_Exercise task_. Produce an exact copy of all the data below, dropping every image.

_Recorded data_.
- - -

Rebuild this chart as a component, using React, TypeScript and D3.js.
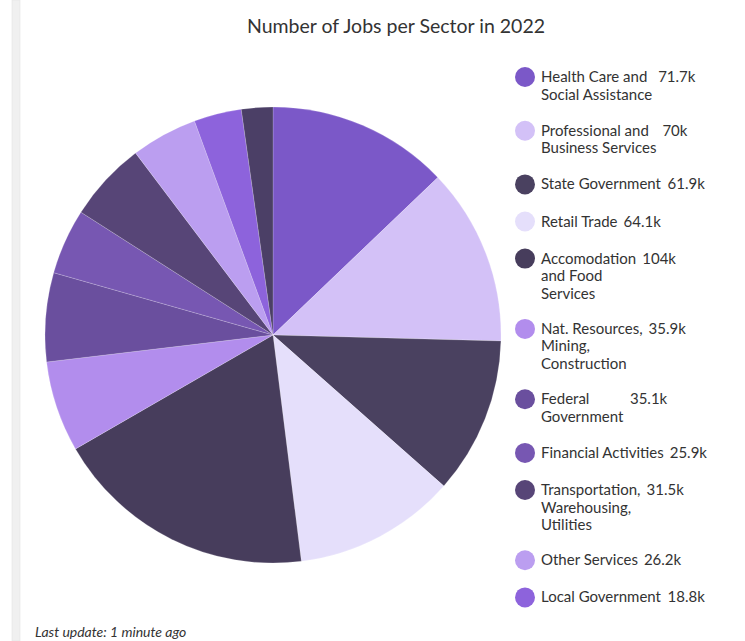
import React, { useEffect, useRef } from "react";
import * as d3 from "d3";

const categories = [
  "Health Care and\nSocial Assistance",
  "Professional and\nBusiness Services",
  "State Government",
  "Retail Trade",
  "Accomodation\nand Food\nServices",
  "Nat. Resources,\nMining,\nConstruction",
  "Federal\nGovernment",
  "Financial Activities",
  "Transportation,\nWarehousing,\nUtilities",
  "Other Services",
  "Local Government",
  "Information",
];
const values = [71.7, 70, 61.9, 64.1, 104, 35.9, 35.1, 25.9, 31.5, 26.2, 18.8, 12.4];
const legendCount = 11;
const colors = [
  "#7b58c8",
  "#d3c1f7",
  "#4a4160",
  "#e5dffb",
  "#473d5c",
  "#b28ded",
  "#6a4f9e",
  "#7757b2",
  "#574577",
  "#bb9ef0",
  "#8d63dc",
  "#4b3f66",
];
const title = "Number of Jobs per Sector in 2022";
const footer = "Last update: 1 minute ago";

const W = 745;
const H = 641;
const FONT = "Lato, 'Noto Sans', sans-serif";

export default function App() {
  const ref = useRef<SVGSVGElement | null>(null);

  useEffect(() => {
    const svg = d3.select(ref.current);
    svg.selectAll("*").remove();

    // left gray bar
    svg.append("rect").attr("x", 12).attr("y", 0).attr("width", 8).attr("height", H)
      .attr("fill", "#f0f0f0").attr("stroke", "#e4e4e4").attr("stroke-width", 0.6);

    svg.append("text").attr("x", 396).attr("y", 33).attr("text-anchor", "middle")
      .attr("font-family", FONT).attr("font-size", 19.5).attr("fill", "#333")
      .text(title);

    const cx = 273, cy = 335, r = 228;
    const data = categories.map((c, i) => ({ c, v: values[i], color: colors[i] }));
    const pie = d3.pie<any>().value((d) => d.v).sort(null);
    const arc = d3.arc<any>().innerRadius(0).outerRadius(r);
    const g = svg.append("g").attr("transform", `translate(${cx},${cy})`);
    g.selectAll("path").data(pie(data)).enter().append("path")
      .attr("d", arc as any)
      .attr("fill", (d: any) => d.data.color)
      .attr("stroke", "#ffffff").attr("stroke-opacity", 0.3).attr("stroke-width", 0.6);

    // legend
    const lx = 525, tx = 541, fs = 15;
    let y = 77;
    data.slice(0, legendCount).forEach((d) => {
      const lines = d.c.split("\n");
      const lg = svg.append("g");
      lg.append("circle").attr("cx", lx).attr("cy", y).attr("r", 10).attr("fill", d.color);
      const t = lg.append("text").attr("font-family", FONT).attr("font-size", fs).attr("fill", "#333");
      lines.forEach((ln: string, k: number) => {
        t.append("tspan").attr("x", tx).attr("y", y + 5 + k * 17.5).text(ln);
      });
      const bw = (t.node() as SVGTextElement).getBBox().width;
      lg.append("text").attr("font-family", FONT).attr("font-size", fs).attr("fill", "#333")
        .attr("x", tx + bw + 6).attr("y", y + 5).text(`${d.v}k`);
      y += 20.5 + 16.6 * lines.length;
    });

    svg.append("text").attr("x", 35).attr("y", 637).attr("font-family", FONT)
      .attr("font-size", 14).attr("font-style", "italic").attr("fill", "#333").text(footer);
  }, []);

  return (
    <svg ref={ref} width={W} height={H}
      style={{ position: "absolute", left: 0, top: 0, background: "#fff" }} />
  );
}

- - -

_Result_.
Rebuild this chart as a component, using React, TypeScript and D3.js.
import React, { useEffect, useRef } from "react";
import * as d3 from "d3";

const categories = [
  "Health Care and\nSocial Assistance",
  "Professional and\nBusiness Services",
  "State Government",
  "Retail Trade",
  "Accomodation\nand Food\nServices",
  "Nat. Resources,\nMining,\nConstruction",
  "Federal\nGovernment",
  "Financial Activities",
  "Transportation,\nWarehousing,\nUtilities",
  "Other Services",
  "Local Government",
  "Information",
];
const values = [71.7, 70, 61.9, 64.1, 104, 35.9, 35.1, 25.9, 31.5, 26.2, 18.8, 12.4];
const legendCount = 11;
const colors = [
  "#7b58c8",
  "#d3c1f7",
  "#4a4160",
  "#e5dffb",
  "#473d5c",
  "#b28ded",
  "#6a4f9e",
  "#7757b2",
  "#574577",
  "#bb9ef0",
  "#8d63dc",
  "#4b3f66",
];
const title = "Number of Jobs per Sector in 2022";
const footer = "Last update: 1 minute ago";

const W = 745;
const H = 641;
const FONT = "Lato, 'Noto Sans', sans-serif";

export default function App() {
  const ref = useRef<SVGSVGElement | null>(null);

  useEffect(() => {
    const svg = d3.select(ref.current);
    svg.selectAll("*").remove();

    // left gray bar
    svg.append("rect").attr("x", 12).attr("y", 0).attr("width", 8).attr("height", H)
      .attr("fill", "#f0f0f0").attr("stroke", "#e4e4e4").attr("stroke-width", 0.6);

    svg.append("text").attr("x", 396).attr("y", 33).attr("text-anchor", "middle")
      .attr("font-family", FONT).attr("font-size", 19.5).attr("fill", "#333")
      .text(title);

    const cx = 273, cy = 335, r = 228;
    const data = categories.map((c, i) => ({ c, v: values[i], color: colors[i] }));
    const pie = d3.pie<any>().value((d) => d.v).sort(null);
    const arc = d3.arc<any>().innerRadius(0).outerRadius(r);
    const g = svg.append("g").attr("transform", `translate(${cx},${cy})`);
    g.selectAll("path").data(pie(data)).enter().append("path")
      .attr("d", arc as any)
      .attr("fill", (d: any) => d.data.color)
      .attr("stroke", "#ffffff").attr("stroke-opacity", 0.3).attr("stroke-width", 0.6);

    // legend
    const lx = 525, tx = 541, fs = 15;
    let y = 77;
    data.slice(0, legendCount).forEach((d) => {
      const lines = d.c.split("\n");
      const lg = svg.append("g");
      lg.append("circle").attr("cx", lx).attr("cy", y).attr("r", 10).attr("fill", d.color);
      const t = lg.append("text").attr("font-family", FONT).attr("font-size", fs).attr("fill", "#333");
      lines.forEach((ln: string, k: number) => {
        t.append("tspan").attr("x", tx).attr("y", y + 5 + k * 17.5).text(ln);
      });
      const bw = (t.node() as SVGTextElement).getBBox().width;
      lg.append("text").attr("font-family", FONT).attr("font-size", fs).attr("fill", "#333")
        .attr("x", tx + bw + 6).attr("y", y + 5).text(`${d.v}k`);
      y += 20.5 + 16.6 * lines.length;
    });

    svg.append("text").attr("x", 35).attr("y", 637).attr("font-family", FONT)
      .attr("font-size", 14).attr("font-style", "italic").attr("fill", "#333").text(footer);
  }, []);

  return (
    <svg ref={ref} width={W} height={H}
      style={{ position: "absolute", left: 0, top: 0, background: "#fff" }} />
  );
}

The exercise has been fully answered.